Visible, 95% = worst case scenario - clouds.
(Headline: "It would have saved us, had it been sunny!")
UV or greater will be heavily absorbed by upper atmosphere (laser
beam won't compare to stellar UV). IR will be absorbed by all gases
in atmosphere (water vapour especially).
Microwave, radio, etc. All too low power. (Microwave will be
reflected mainly, radiowave will just pass through).
Again, though, I agree - a good clear day, 95% is too high for
visible.
rshowalter
- 06:58pm Mar 29, 2001 EST (#1722
of 1732) Robert Showalter
showalte@macc.wisc.edu
eurocore
3/29/01 6:46pm
even if the trajectory is ballistic, the resolution for
reasonable confidence of hits isn't there -- for ANY KIND of half
way noisy environment -- they haven't hit single incomings yet-- .
But you're exactly right. Just a little "jiving" (and compressed
air would do-- you wouldn't need anything so fancy as rockets) and
you'd bugger the ballistic calculations, even if they were "perfect"
-- or just good enough- -- and the input data to go into the
calculation from radar IS NOT good enough, with any reasonable
engineering margin.
All the position-time data points have error bands, and so
fitting your "simple hyperbolic section" you end up with a lot of
scatter, relative to what the system is being asked to do.
That's true even if the earth was a gravitationally perfect
point. And gravitational anamolies and nonsphericity of the earth
matter at these scales too.
Star Wars has been nonsense from the beginning.

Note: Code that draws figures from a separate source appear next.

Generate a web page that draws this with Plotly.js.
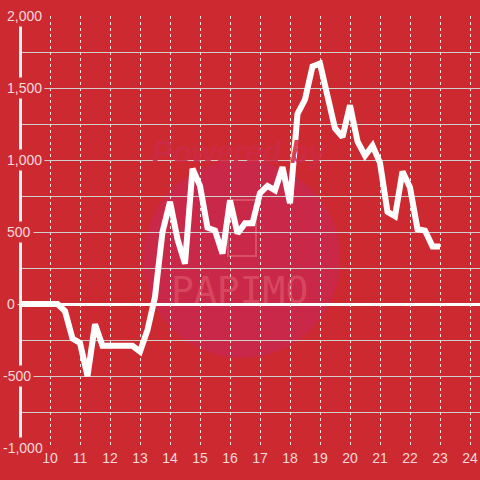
<!DOCTYPE html>
<html>
<head>
<meta charset="utf-8">
<script src="https://cdn.plot.ly/plotly-3.0.1.min.js"></script>
<style>
html,body{margin:0;padding:0;background:#cc2a30;}
#chart{width:480px;height:480px;}
</style>
</head>
<body>
<div id="chart"></div>
<script>
// Hours of day (15-minute steps) and cumulative values
const hours = [9.00,9.25,9.50,9.75,
  10.00,10.25,10.50,10.75,11.00,11.25,11.50,11.75,12.00,12.25,12.50,12.75,
  13.00,13.25,13.50,13.75,14.00,14.25,14.50,14.75,15.00,15.25,15.50,15.75,
  16.00,16.25,16.50,16.75,17.00,17.25,17.50,17.75,18.00,18.25,18.50,18.75,
  19.00,19.25,19.50,19.75,20.00,20.25,20.50,20.75,21.00,21.25,21.50,21.75,
  22.00,22.25,22.50,22.75,23.00];
const values = [0,0,0,0,
  0,0,-50,-240,-270,-500,-140,-290,-290,-290,-290,-290,
  -330,-180,50,500,710,450,280,940,820,530,510,350,
  720,490,560,560,770,820,790,950,700,1320,1420,1650,
  1670,1450,1220,1160,1380,1130,1030,1100,980,640,610,920,
  810,520,510,400,400];
const xTickVals = [10,11,12,13,14,15,16,17,18,19,20,21,22,23,24];
const xTickText = ["10","11","12","13","14","15","16","17","18","19","20","21","22","23","24"];
const yTickVals = [2000,1500,1000,500,0,-500,-1000];
const yTickText = ["2,000","1,500","1,000","500","0","-500","-1,000"];

const BG = '#cc2a30';
const LABEL = '#f4d8da';
const GRID = '#cfcfcf';
const L = 22;

const yLabels = yTickVals.map((v, i) => ({
  xref: 'paper', yref: 'y', x: 0, y: v,
  xanchor: 'left', yanchor: 'middle',
  xshift: (yTickText[i].startsWith('-') ? 0 : 4) - L,
  text: yTickText[i], showarrow: false,
  bgcolor: BG, borderpad: 2,
  font: {family: 'Liberation Sans, Arial, sans-serif', size: 14, color: LABEL}
}));

const trace = {
  x: hours, y: values, type: 'scatter', mode: 'lines',
  line: {color: '#ffffff', width: 6, shape: 'linear'},
  hoverinfo: 'skip'
};

const layout = {
  width: 480, height: 480,
  margin: {l: L, r: 0, t: 16, b: 32, pad: 0},
  paper_bgcolor: BG, plot_bgcolor: BG,
  showlegend: false,
  font: {family: 'Liberation Sans, Arial, sans-serif', size: 14, color: LABEL},
  xaxis: {
    range: [10 - (50 - L) / 30, 10 + 430 / 30],
    tickvals: xTickVals, ticktext: xTickText,
    showgrid: true, gridcolor: '#f0e6e6', gridwidth: 1, griddash: 'dot',
    zeroline: false, showline: false, ticks: '', ticklen: 0,
    tickfont: {size: 14, color: LABEL}, fixedrange: true
  },
  yaxis: {
    range: [-1000, 2000],
    tickvals: yTickVals,
    showticklabels: false,
    showgrid: true, gridcolor: GRID, gridwidth: 1,
    minor: {dtick: 250, tick0: 0, showgrid: true, gridcolor: GRID, gridwidth: 1, ticks: ''},
    ticks: 'outside', ticklen: 11, tickcolor: GRID, tickwidth: 1,
    zeroline: true, zerolinecolor: '#ffffff', zerolinewidth: 3,
    showline: true, linecolor: '#f2f2f2', linewidth: 3,
    fixedrange: true
  },
  shapes: [
    {type: 'circle', xref: 'paper', yref: 'paper', layer: 'below',
     x0: (143 - L) / 458, x1: (340 - L) / 458, y0: (448 - 358) / 432, y1: (448 - 160) / 432,
     fillcolor: 'rgb(201,40,72)', line: {width: 0}},
    {type: 'rect', xref: 'paper', yref: 'paper', layer: 'below',
     x0: (228 - L) / 458, x1: (256 - L) / 458, y0: (448 - 256) / 432, y1: (448 - 200) / 432,
     fillcolor: 'rgba(0,0,0,0)', line: {color: 'rgba(230,110,130,0.55)', width: 2}}
  ],
  annotations: yLabels.concat([
    {xref: 'paper', yref: 'paper', x: (240 - L) / 458, y: (448 - 133) / 432,
     text: '<b><i>Powered by</i></b>', showarrow: false,
     font: {family: 'Liberation Sans, Arial, sans-serif', size: 31, color: 'rgba(205,42,70,0.9)'}},
    {xref: 'paper', yref: 'paper', x: (239 - L) / 458, y: (448 - 290) / 432,
     text: 'PAPIMO', showarrow: false,
     font: {family: 'DejaVu Sans Mono, monospace', size: 38, color: 'rgba(235,110,125,0.45)'}}
  ])
};

Plotly.newPlot('chart', [trace], layout, {staticPlot: true, displayModeBar: false});
</script>
</body>
</html>
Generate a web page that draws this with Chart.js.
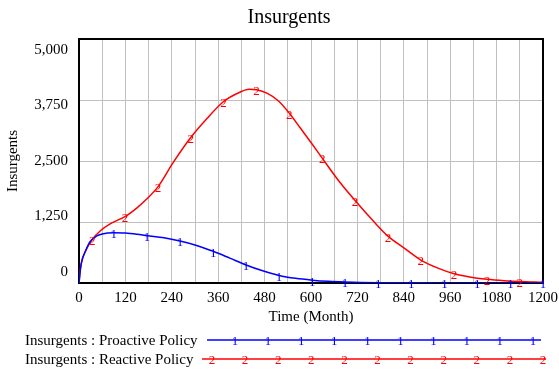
<!DOCTYPE html>
<html>
<head>
<meta charset="utf-8">
<script src="https://cdn.jsdelivr.net/npm/chart.js@4/dist/chart.umd.min.js"></script>
<style>
  html, body { margin: 0; padding: 0; background: #fff; }
</style>
</head>
<body>
<canvas id="chart" width="559" height="371"></canvas>
<script>
// Proactive Policy run (series 1)
const proactiveMonths = [0, 4, 8, 16, 28, 45, 60, 90, 120, 150, 176, 220, 261, 300, 347, 390, 432, 475, 517, 560, 603, 645, 688, 730, 774, 859, 945, 1030, 1116, 1200];
const proactiveValues = [0, 300, 470, 640, 840, 960, 1005, 1030, 1025, 1000, 970, 925, 860, 780, 650, 510, 370, 250, 155, 95, 58, 34, 20, 12, 7, 3, 1, 0, 0, 0];
const proactiveMarks = [90, 176, 261, 347, 432, 517, 603, 688, 774, 859, 945, 1030, 1116, 1200];

// Reactive Policy run (series 2)
const reactiveMonths = [0, 4, 8, 16, 34, 54, 85, 119, 150, 175, 204, 243, 289, 331, 374, 416, 440, 459, 486, 516, 544, 572, 600, 629, 672, 714, 760, 799, 840, 884, 930, 970, 1010, 1055, 1100, 1140, 1200];
const reactiveValues = [0, 320, 480, 640, 890, 1060, 1230, 1360, 1540, 1720, 1970, 2460, 2980, 3370, 3720, 3910, 3970, 3960, 3890, 3730, 3480, 3180, 2880, 2560, 2090, 1690, 1280, 960, 720, 470, 300, 190, 125, 78, 48, 30, 14];
const reactiveMarks = [34, 119, 204, 289, 374, 459, 544, 629, 714, 799, 884, 970, 1055, 1140];

const xTicks = [0, 120, 240, 360, 480, 600, 720, 840, 960, 1080, 1200];
const yTicks = [0, 1250, 2500, 3750, 5000];

const FONT = '"Liberation Serif", "Times New Roman", serif';
const GRID = '#c0c0c0';

const toPoints = (xs, ys) => xs.map((x, i) => ({ x: x, y: ys[i] }));

// frame, chart title, run markers, y labels and the legend, Vensim style
const vensimDecor = {
  id: 'vensimDecor',
  beforeDatasetsDraw(chart) {
    const { ctx, chartArea: a } = chart;
    ctx.save();
    ctx.strokeStyle = '#000';
    ctx.lineWidth = 2;
    ctx.strokeRect(a.left, a.top, a.right - a.left, a.bottom - a.top);
    ctx.restore();
  },
  afterDatasetsDraw(chart) {
    const ctx = chart.ctx;
    chart.data.datasets.forEach((ds, i) => {
      const meta = chart.getDatasetMeta(i);
      ctx.save();
      ctx.fillStyle = ds.borderColor;
      ctx.font = '13px ' + FONT;
      ctx.textAlign = 'center';
      ctx.textBaseline = 'middle';
      meta.data.forEach((pt, j) => {
        if (ds.marks.includes(ds.data[j].x)) ctx.fillText(ds.marker, pt.x, pt.y + 2);
      });
      ctx.restore();
    });
  },
  afterDraw(chart) {
    const ctx = chart.ctx;
    const a = chart.chartArea;
    const yScale = chart.scales.y;
    ctx.save();
    ctx.fillStyle = '#000';
    ctx.textBaseline = 'middle';
    ctx.textAlign = 'center';
    ctx.font = '20px ' + FONT;
    ctx.fillText('Insurgents', 289, 18);

    // Vensim packs the value labels slightly inside the frame
    ctx.font = '15px ' + FONT;
    ctx.textAlign = 'right';
    const inset = 11;
    const squeeze = (a.bottom - a.top - 2 * inset) / (a.bottom - a.top);
    yTicks.forEach(v => {
      const py = yScale.getPixelForValue(v);
      ctx.fillText(v.toLocaleString('en-US'), a.left - 11, a.top + inset + (py - a.top) * squeeze);
    });

    // legend rows
    const rows = [
      { label: 'Insurgents : Proactive Policy', y: 340, x0: 207, x1: 541, first: 235, n: 10, ds: chart.data.datasets[0] },
      { label: 'Insurgents : Reactive Policy', y: 359, x0: 202, x1: 546, first: 212, n: 11, ds: chart.data.datasets[1] }
    ];
    rows.forEach(r => {
      ctx.fillStyle = '#000';
      ctx.textAlign = 'left';
      ctx.font = '15px ' + FONT;
      ctx.fillText(r.label, 25, r.y + 1);
      ctx.strokeStyle = r.ds.borderColor;
      ctx.lineWidth = 1.5;
      ctx.beginPath();
      ctx.moveTo(r.x0, r.y);
      ctx.lineTo(r.x1, r.y);
      ctx.stroke();
      ctx.fillStyle = r.ds.borderColor;
      ctx.textAlign = 'center';
      ctx.font = '13px ' + FONT;
      for (let k = 0; k < r.n; k++) {
        ctx.fillText(r.ds.marker, r.first + k * 33.1, r.y + 2);
      }
    });
    ctx.restore();
  }
};

new Chart(document.getElementById('chart'), {
  type: 'line',
  data: {
    datasets: [
      {
        label: 'Insurgents : Proactive Policy',
        data: toPoints(proactiveMonths, proactiveValues),
        marks: proactiveMarks,
        marker: '1',
        borderColor: '#0000ff',
        borderWidth: 1.5,
        pointRadius: 0,
        cubicInterpolationMode: 'monotone',
        fill: false
      },
      {
        label: 'Insurgents : Reactive Policy',
        data: toPoints(reactiveMonths, reactiveValues),
        marks: reactiveMarks,
        marker: '2',
        borderColor: '#ff0000',
        borderWidth: 1.5,
        pointRadius: 0,
        cubicInterpolationMode: 'monotone',
        fill: false
      }
    ]
  },
  options: {
    responsive: false,
    animation: false,
    devicePixelRatio: 1,
    layout: { padding: { left: 0, right: 16, top: 39, bottom: 0 } },
    plugins: {
      legend: { display: false },
      title: { display: false },
      tooltip: { enabled: false }
    },
    scales: {
      x: {
        type: 'linear',
        min: 0,
        max: 1200,
        afterFit(s) {
          s.height = 88;
          s.paddingLeft = 0;
          s.paddingRight = 0;
        },
        afterBuildTicks(s) {
          const t = [];
          for (let v = 0; v <= 1200; v += 60) t.push({ value: v });
          s.ticks = t;
        },
        ticks: {
          autoSkip: false,
          maxRotation: 0,
          padding: 6,
          color: '#000',
          font: { family: FONT, size: 15 },
          callback: v => xTicks.includes(v) ? String(v) : ''
        },
        grid: { color: GRID, lineWidth: 1, drawTicks: false },
        border: { display: false },
        title: {
          display: true,
          text: 'Time (Month)',
          color: '#000',
          font: { family: FONT, size: 15 },
          padding: { top: 0, bottom: 45 }
        }
      },
      y: {
        min: 0,
        max: 5000,
        afterFit(s) {
          s.width = 79;
          s.paddingTop = 0;
          s.paddingBottom = 0;
        },
        afterBuildTicks(s) { s.ticks = yTicks.map(v => ({ value: v })); },
        // labels are drawn by vensimDecor; the ticks stay for the grid
        ticks: {
          padding: 11,
          color: 'rgba(0,0,0,0)',
          font: { family: FONT, size: 15 },
          callback: v => v.toLocaleString('en-US')
        },
        grid: { color: GRID, lineWidth: 1, drawTicks: false },
        border: { display: false },
        title: {
          display: true,
          text: 'Insurgents',
          color: '#000',
          font: { family: FONT, size: 15 },
          padding: { top: 4, bottom: 0 }
        }
      }
    }
  },
  plugins: [vensimDecor]
});
</script>
</body>
</html>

Now if you are 1-2 kms from lauch - you can hit a missle with
artillery -- and if you're a few hundred yards from emergence (of a
submerged missile, for instance) you can take it out with a 50
caliber. But for the systems anybody's discussing, we're dealing
with fantasy and fraud.
And clouds cover a substantial amount of sky - a
substantial period of the time --and stars are "hard" to resolve in
daytime -- all good reasons to be "wary" of atmospheric turbulence
compensation schemes, at night and especially in the daytime.